Running is not THAT hard…


I get it. Most people hate the thought of running…let alone actually doing it.

I was one of them.I thought running was too difficult. Too boring. Too exhausting…and ultimately too impossible for a fat guy like me to sustain for any significant length of time (i.e. anything longer than running to refrigerator during a commercial break).

So many of us had traumatic memories of running early in our lives. Maybe it was running in youth sports conditioning drills (or as discipline for screwing up) or completing the dreaded mile run in gym class that turned you off from the exercise. For us fat guys, those experiences showcased just how slow and out-of-shape we were and created a mental trigger that running is one of the worst activities on the planet.

Let’s take a look at some common reasons that deter fat guys (and many others) from running.

Reason #1 “Running is Boring”
Yes, there is an element of repetition in running. There’s only so many ways you can put your right foot in front of your left, and vice-versa. So how do you make running interesting?

Get off the treadmill and explore. Whether it’s running the sidewalks, or greenway trails, of your town/city, or finding a new state or city park, experiencing an area by foot provides a brand new perspective of an area for runners. And for us fat guys, the slower you go, the longer you get to experience that new perspective…and search out new local restaurants/bars to check out post-run.

In-race entertainment is also effective, especially when you’ve exhausted the number of new routes available to your locale.
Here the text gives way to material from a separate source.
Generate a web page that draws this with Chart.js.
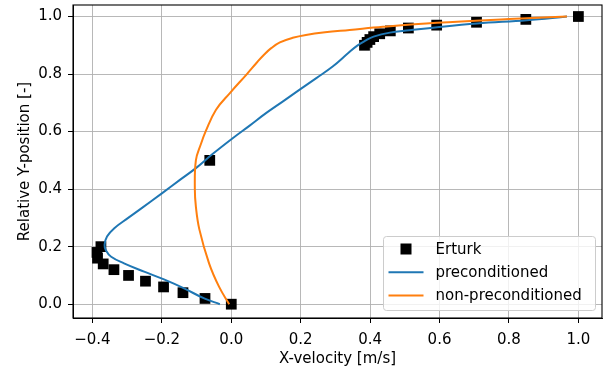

Whether it’s music, podcasts, radio broadcasts, audio books, or something else coming out of your earbuds, finding some form of media that will take your mind off the fact that you are running or one that will motivate you to get to the end of the workout. Personally, I prefer Fantasy Football podcasts…they get me thinking about strategic plays or trades to win my leagues and get my mind off the actual running.

Reason #2 “Running is Too Hard”
Here’s the thing…it’s not THAT hard.

Every able-bodied person CAN run. Unlike swimming, ice skating, or rock climbing, there is no talent or technical know-how needed to perform the movement. It’s the most simple form of exercise in human history. Put one foot in front of another…and repeat.

We prove that it is possible on a daily basis. Running for the bus, running in a pickup basketball or kickball game, running to get out of the rain, etc. We CAN run…we just don’t want to.

For me, I took little issue with exercising in general. I would get on an elliptical, use the stationary bike (especially the reclining ones), or play sports fairly regularly. I was used to sweat and accustomed to working hard. But that running thing…no way I could do that…right?

I was very wrong…and you may be too. Just takes busting through that tainted mental memory block first.

Reason #3 “I Don’t Have the Time to Run”
How many times do we hear, or say, one of the following:

I don’t have the time…?

There’s not enough hours in the day?

I’m too busy?

It’s true. We are all busy in our own ways. Maybe your day involves kids, work, errands, school, homework, chores, making food, and likely a host of other possibilities.

Any kind of exercise or training takes time. Maybe a minimum of 30 minutes per workout day…and longer if you are training for…I don’t know…a marathon? That’s dedication.

But let’s dive a little deeper than “I’m busy.” What do those hours and minutes truly entail? Are you spending significant time each day watching television, surfing the internet, or monitoring social media? Do you have an hour to fit in before work or after work? Can you be more efficient with other time obligations in your schedule?

Personally, I have found scheduling decisions in my daily routine are based far more on how much I “want” to spend time doing that activity. Somehow, I can always find the time to fit watching football and eating (at least) three meals a day into my schedule despite how “busy” I am. Once running became something I “wanted” to do, I quickly found the time for that as well.

For me, I “wanted” to run to achieve my goals. Maybe for you, that reason is completely different. Heck, maybe you don’t want to run at all, but let’s cut the crap. “Busy” is just an excuse.